Electoral college has outlived its usefulness
The electoral college, like our appendix, is a holdover from another time. Though its original function — elite selection of the president — has atrophied, the college, like the appendix, can be dangerous to the body politic when inflamed.
Almost from the start the college, meant to forestall demagoguery and mobocracy, lost its real purpose as our politics leaned more and more to popular election of leaders.
Consider this. In the election of 1800, the electors, there to choose the meritorious and keep the office from the hands of unworthies, nominated both Thomas Jefferson and Aron Burr for president. The college, as then written, made no distinction between the presidential and vice presidential candidate.
Burr, a man many considered a political adventurer, later killed Alexander Hamilton in a duel and later yet was tried for treason. Seems he might have been plotting to detach some western territories from the U.S. to make a new political entity based in New Orleans.
Jefferson had been governor of revolutionary Virginia, ambassador to royalist France, secretary of state and vice president. He also just happened to write “All men are created equal and endowed with certain inalienable rights.”
There was a choice? Would the electorate at-large have done worse?
In 1824, this elite process selected John Quincy Adams, a man with an impeccable pedigree, for president over that rough soldier, Andrew Jackson. Jackson had more popular votes but was short of the “magic” number of electors.
As we all know, Jackson and the unwashed who voted for him got revenge four years later with a popular landslide that put him well beyond the elite embrace of the electoral college.
In the election of 1876, our elites gave us an unholy deal between a handful of southern presidential electors and the Republican Party, a sellout that condemned the African-American population of the former Confederacy to a hundred years of political solitude and Jim Crow.
In return, the nation got Rutherford B Hayes in the White House.
In our own times the college, with a less than gentle assist from the Supreme Court, another elite body, gifted us with George W. Bush along with his Iraq war and ballooning deficits — bonuses both.
Now, in its most recent manifestation, the elite college, like a dealer playing with the house deck, deals the presidency to a populist demagogue who lost the popular vote by close to three million votes.
This, mind you, from a body that was meant to trump demagoguery with cool reason.
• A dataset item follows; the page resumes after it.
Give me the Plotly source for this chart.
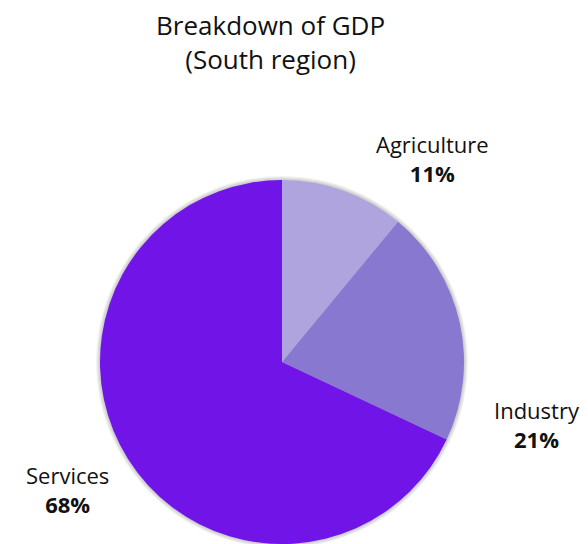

There might be a rough kind of civic justice in all this if the electors always chose the candidate with the platform designed in heaven, the one best suited to meet the nation’s needs, including those of a suffering blue collar constituency.
But the signs so far are not encouraging.
The college has given us hollow boasting, self-centered whining, an exaggerated sense of injury — nothing particularly elite about any of those — along with a cabinet of money worshipers and government deniers.
This is a deal made in heaven?
Even if it were, a slim majority of we, the people, did not want it. Is the electoral college so much wiser?
So, a puzzled nation turns its eyes to you, oh electoral college, and asks, really, isn’t it time you left that fancy school of yours and got a real job?
Will Sutter of Lexington is a retired foreign service official and novelist.